The exhibition also features video works from earlier in the artist’s career, including the deeply moving Measures of Distance (1988), which lyrically addresses Hatoum and her mother’s separation after civil war erupted in Beirut in 1975; video documentation of the public performance Roadworks (1985); and a series of unique works on paper.
“Mona Hatoum’s extraordinary ability to illuminate the uncanny dimension of our everyday lives cuts across cultural divides” says UCCA Curator David Spalding. “The simplicity of materials and the grace with which they are combined, coupled with the sometimes ominous associations they conjure, creates an ambivalence that activates the imagination”.
This spring, UCCA also launches a special project to support the next generation of Chinese artists. For its first issue in 2009, UCCA presents He An: What makes me understand what I know, an exhibition of emerging artist He An, curated by leading artist Wang Jianwei and presenting neon light installations and pictures. What makes me understand what I know is He An’s first solo show in an art institution.

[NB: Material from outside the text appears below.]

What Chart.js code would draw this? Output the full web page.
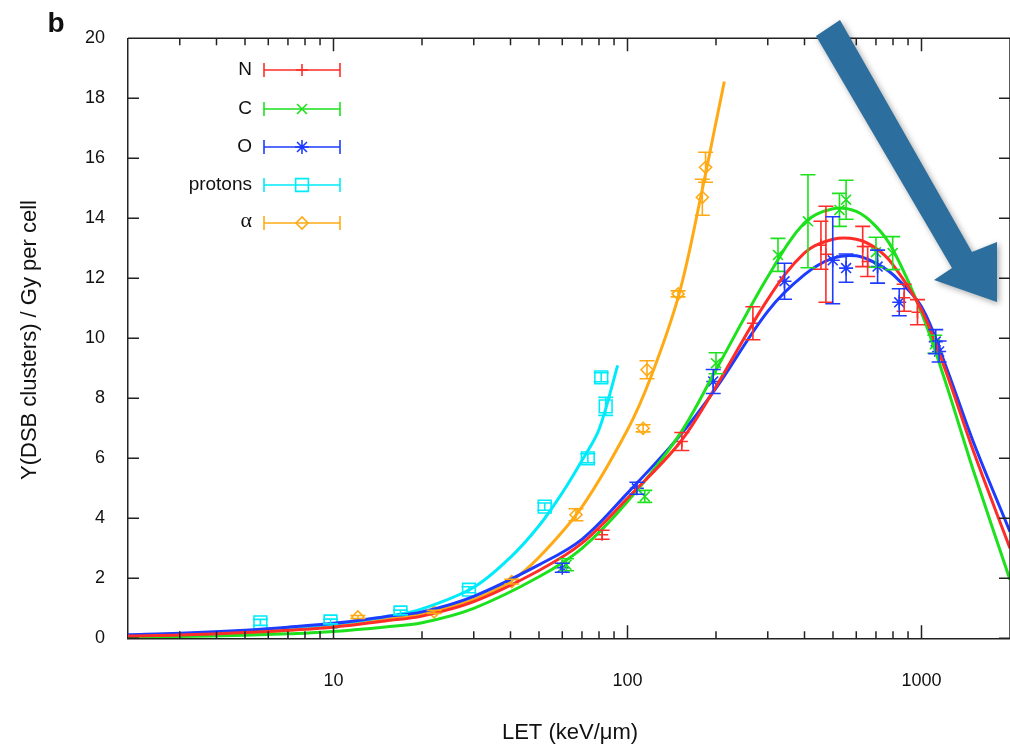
<!DOCTYPE html>
<html>
<head>
<meta charset="utf-8">
<title>Y(DSB clusters) vs LET</title>
<script src="https://cdn.jsdelivr.net/npm/chart.js@4/dist/chart.umd.min.js"></script>
<style>
  html, body { margin: 0; padding: 0; background: #fff; }
  #wrap { position: relative; width: 1010px; height: 748px; }
</style>
</head>
<body>
<div id="wrap"><canvas id="c" width="1010" height="748"></canvas></div>
<script>
// measured points (LET in keV/um, yield, error)
const letN = [82, 153, 267, 455, 473, 631, 656, 873, 969];
const yN   = [3.45, 6.56, 10.5, 13.1, 12.8, 13.06, 12.56, 11.35, 10.87];
const eN   = [0.15, 0.3, 0.55, 0.8, 1.6, 0.67, 0.5, 0.45, 0.42];

const letC = [62, 114.5, 200, 325, 411, 526, 554, 700, 798, 1110];
const yC   = [2.45, 4.73, 9.17, 12.78, 13.9, 14.28, 14.62, 12.87, 12.84, 9.8];
const eC   = [0.2, 0.2, 0.35, 0.55, 1.55, 0.55, 0.65, 0.5, 0.55, 0.3];

const letO = [60, 107.6, 195.7, 342, 499, 554, 709, 840, 1118, 1148];
const yO   = [2.35, 5.0, 8.56, 11.9, 12.6, 12.34, 12.39, 11.2, 9.89, 9.56];
const eO   = [0.15, 0.2, 0.4, 0.6, 1.45, 0.47, 0.55, 0.45, 0.4, 0.35];

const letP = [5.64, 9.77, 16.9, 28.9, 52.3, 73.3, 81.4, 84.3];
const yP   = [0.53, 0.56, 0.86, 1.62, 4.39, 6.0, 8.7, 7.73];
const eP   = [0.1, 0.08, 0.08, 0.1, 0.12, 0.15, 0.15, 0.3];

const letA = [12.1, 22, 40.4, 66.8, 113, 116.5, 148.6, 179.7, 184.3];
const yA   = [0.71, 0.88, 1.89, 4.12, 7.0, 8.95, 11.48, 14.7, 15.7];
const eA   = [0.05, 0.05, 0.08, 0.2, 0.12, 0.3, 0.1, 0.6, 0.5];

// fitted curves
const fitLet = [2, 3, 5, 7, 10, 15, 20, 30, 50, 70, 100, 150, 200, 300, 400, 500, 600, 700, 800, 1000, 1200, 1500, 2000];
const fitN = [0.08, 0.11, 0.19, 0.27, 0.37, 0.58, 0.74, 1.22, 2.26, 3.17, 4.67, 6.5, 8.39, 11.3, 12.85, 13.3, 13.3, 13.0, 12.45, 10.95, 9.0, 6.25, 3.0];
const fitC = [0.04, 0.06, 0.1, 0.15, 0.23, 0.38, 0.52, 1.0, 2.05, 3.0, 4.56, 6.78, 8.95, 12.05, 13.85, 14.32, 14.23, 13.73, 12.95, 10.85, 8.62, 5.6, 1.95];
const fitO = [0.12, 0.17, 0.27, 0.37, 0.5, 0.72, 0.88, 1.4, 2.45, 3.3, 4.84, 6.73, 8.34, 10.9, 12.12, 12.67, 12.75, 12.5, 12.12, 11.05, 9.17, 6.55, 3.55];
const fitPLet = [2, 5, 10, 15, 20, 30, 40, 50, 60, 70, 80, 92.6];
const fitP    = [0.1, 0.23, 0.48, 0.72, 0.98, 1.7, 2.7, 3.75, 4.85, 5.93, 6.96, 9.1];
const fitALet = [2, 5, 10, 15, 20, 30, 40, 50, 70, 100, 120, 150, 180, 200, 213.5];
const fitA    = [0.06, 0.16, 0.42, 0.62, 0.82, 1.3, 1.9, 2.7, 4.38, 6.95, 8.7, 11.5, 15.0, 17.2, 18.56];

// axes
const xTickLabels = [10, 100, 1000];
const xMinorTicks = [3, 4, 5, 6, 7, 8, 9, 20, 30, 40, 50, 60, 70, 80, 90, 200, 300, 400, 500, 600, 700, 800, 900];
const yTicks = [0, 2, 4, 6, 8, 10, 12, 14, 16, 18, 20];

const series = [
  { name: 'N',       color: 'rgb(255,45,40)',  style: 'cross',    r: 6, let: letN, y: yN, e: eN, fx: fitLet,  fy: fitN },
  { name: 'C',       color: 'rgb(30,225,30)',  style: 'crossRot', r: 7, let: letC, y: yC, e: eC, fx: fitLet,  fy: fitC },
  { name: 'O',       color: 'rgb(30,60,255)',  style: 'star',     r: 7, let: letO, y: yO, e: eO, fx: fitLet,  fy: fitO },
  { name: 'protons', color: 'rgb(0,235,250)',  style: 'rect',     r: 9, let: letP, y: yP, e: eP, fx: fitPLet, fy: fitP },
  { name: 'α',       color: 'rgb(255,170,20)', style: 'rectRot',  r: 6, let: letA, y: yA, e: eA, fx: fitALet, fy: fitA }
];

const FONT = "'Liberation Sans', Arial, Helvetica, sans-serif";
Chart.defaults.font.family = FONT;

const datasets = [];
series.forEach(s => {
  datasets.push({
    label: s.name + ' fit',
    data: s.fx.map((x, i) => ({ x: x, y: s.fy[i] })),
    showLine: true,
    borderColor: s.color,
    borderWidth: 3,
    pointRadius: 0,
    tension: 0.35,
    fill: false
  });
});
series.forEach(s => {
  datasets.push({
    label: s.name,
    data: s.let.map((x, i) => ({ x: x, y: s.y[i] })),
    errors: s.e,
    showLine: false,
    borderColor: s.color,
    backgroundColor: 'rgba(0,0,0,0)',
    pointStyle: s.style,
    pointRadius: s.r,
    pointBorderWidth: 1.6
  });
});

function drawMarker(ctx, style, r, x, y) {
  if (Chart.helpers && Chart.helpers.drawPoint) {
    ctx.fillStyle = 'rgba(0,0,0,0)';
    Chart.helpers.drawPoint(ctx, { pointStyle: style, radius: r, borderWidth: 1.6, rotation: 0 }, x, y);
  }
}

const errorBars = {
  id: 'errorBars',
  afterDatasetsDraw(chart) {
    const ctx = chart.ctx, ys = chart.scales.y;
    ctx.save();
    chart.data.datasets.forEach((ds, di) => {
      if (!ds.errors) return;
      const meta = chart.getDatasetMeta(di);
      ctx.strokeStyle = ds.borderColor;
      ctx.lineWidth = 1.6;
      meta.data.forEach((pt, i) => {
        const v = ds.data[i].y, e = ds.errors[i];
        const y1 = ys.getPixelForValue(v - e), y2 = ys.getPixelForValue(v + e);
        ctx.beginPath();
        ctx.moveTo(pt.x, y1); ctx.lineTo(pt.x, y2);
        ctx.moveTo(pt.x - 7.5, y1); ctx.lineTo(pt.x + 7.5, y1);
        ctx.moveTo(pt.x - 7.5, y2); ctx.lineTo(pt.x + 7.5, y2);
        ctx.stroke();
      });
    });
    ctx.restore();
  }
};

const frame = {
  id: 'frame',
  afterDraw(chart) {
    const ctx = chart.ctx, a = chart.chartArea;
    const xs = chart.scales.x, ys = chart.scales.y;
    ctx.save();
    ctx.strokeStyle = '#222';
    ctx.lineWidth = 1.5;
    ctx.beginPath();
    ctx.moveTo(a.left, a.top); ctx.lineTo(a.right, a.top);
    ctx.moveTo(a.right, a.top); ctx.lineTo(a.right, a.bottom);
    // inward ticks
    xTickLabels.forEach(v => {
      const px = xs.getPixelForValue(v);
      ctx.moveTo(px, a.bottom); ctx.lineTo(px, a.bottom - 13);
      ctx.moveTo(px, a.top); ctx.lineTo(px, a.top + 13);
    });
    xMinorTicks.forEach(v => {
      const px = xs.getPixelForValue(v);
      ctx.moveTo(px, a.bottom); ctx.lineTo(px, a.bottom - 7);
      ctx.moveTo(px, a.top); ctx.lineTo(px, a.top + 7);
    });
    yTicks.forEach(v => {
      const py = ys.getPixelForValue(v);
      ctx.moveTo(a.left, py); ctx.lineTo(a.left + 11, py);
      ctx.moveTo(a.right, py); ctx.lineTo(a.right - 11, py);
    });
    ctx.stroke();

    // legend
    const rowY = [70, 109, 147, 185, 223];
    ctx.textAlign = 'right';
    ctx.textBaseline = 'middle';
    series.forEach((s, i) => {
      const y = rowY[i];
      ctx.fillStyle = '#111';
      if (s.name === 'α') {
        ctx.font = '22px "Liberation Serif", "Times New Roman", serif';
        ctx.fillText(s.name, 252, y - 2);
      } else {
        ctx.font = '19px ' + FONT;
        ctx.fillText(s.name, 252, y);
      }
      ctx.strokeStyle = s.color;
      ctx.lineWidth = 1.6;
      ctx.beginPath();
      ctx.moveTo(264, y); ctx.lineTo(340, y);
      ctx.moveTo(264, y - 7); ctx.lineTo(264, y + 7);
      ctx.moveTo(340, y - 7); ctx.lineTo(340, y + 7);
      ctx.stroke();
      drawMarker(ctx, s.style, s.r, 302, y);
    });

    // axis titles and panel letter
    ctx.fillStyle = '#111';
    ctx.textAlign = 'center';
    ctx.textBaseline = 'middle';
    ctx.font = '22px ' + FONT;
    ctx.fillText('LET (keV/μm)', 570, 733);
    ctx.save();
    ctx.translate(30, 340);
    ctx.rotate(-Math.PI / 2);
    ctx.fillText('Y(DSB clusters) / Gy per cell', 0, 0);
    ctx.restore();
    ctx.font = 'bold 28px ' + FONT;
    ctx.fillText('b', 56, 24);

    // annotation arrow
    ctx.fillStyle = 'rgb(44,111,158)';
    ctx.shadowColor = 'rgba(0,0,0,0.35)';
    ctx.shadowBlur = 6;
    ctx.shadowOffsetX = 2;
    ctx.shadowOffsetY = 2;
    ctx.beginPath();
    ctx.moveTo(816, 36);
    ctx.lineTo(840, 20);
    ctx.lineTo(972, 252);
    ctx.lineTo(997, 242);
    ctx.lineTo(997, 302);
    ctx.lineTo(934, 280);
    ctx.lineTo(952, 268);
    ctx.closePath();
    ctx.fill();
    ctx.restore();
  }
};

new Chart(document.getElementById('c'), {
  type: 'scatter',
  data: { datasets: datasets },
  options: {
    responsive: false,
    animation: false,
    devicePixelRatio: 1,
    layout: { autoPadding: false, padding: { top: 38.3, right: 0, left: 0, bottom: 0 } },
    plugins: { legend: { display: false }, tooltip: { enabled: false } },
    scales: {
      x: {
        type: 'logarithmic',
        min: 2, max: 2000,
        grid: { display: false },
        border: { display: true, color: '#222', width: 1.5 },
        afterBuildTicks: s => { s.ticks = xTickLabels.map(v => ({ value: v })); },
        afterFit: s => { s.height = 109.7; s.paddingLeft = 0; s.paddingRight = 0; },
        ticks: {
          autoSkip: false, maxRotation: 0, padding: 24,
          color: '#111', font: { size: 18 },
          callback: v => String(v)
        }
      },
      y: {
        min: 0, max: 20,
        grid: { display: false },
        border: { display: true, color: '#222', width: 1.5 },
        afterBuildTicks: s => { s.ticks = yTicks.map(v => ({ value: v })); },
        afterFit: s => { s.width = 128; s.paddingTop = 0; s.paddingBottom = 0; },
        ticks: { padding: 15, color: '#111', font: { size: 18 } }
      }
    }
  },
  plugins: [errorBars, frame]
});
</script>
</body>
</html>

Following his father’s death, He An made the decision to search all over his home town of Wuhan for neon lights that feature the same characters as his dad’s name, “He Taoyuan”, as well as one of his favorite Japanese movie stars. “Words that light on and off feature in the main part of What makes me understand What I know. The second part of the show presents a series of laser printed posters on the wall, introducing my father and the Japanese actress as a documenting background for the installation”, said He An.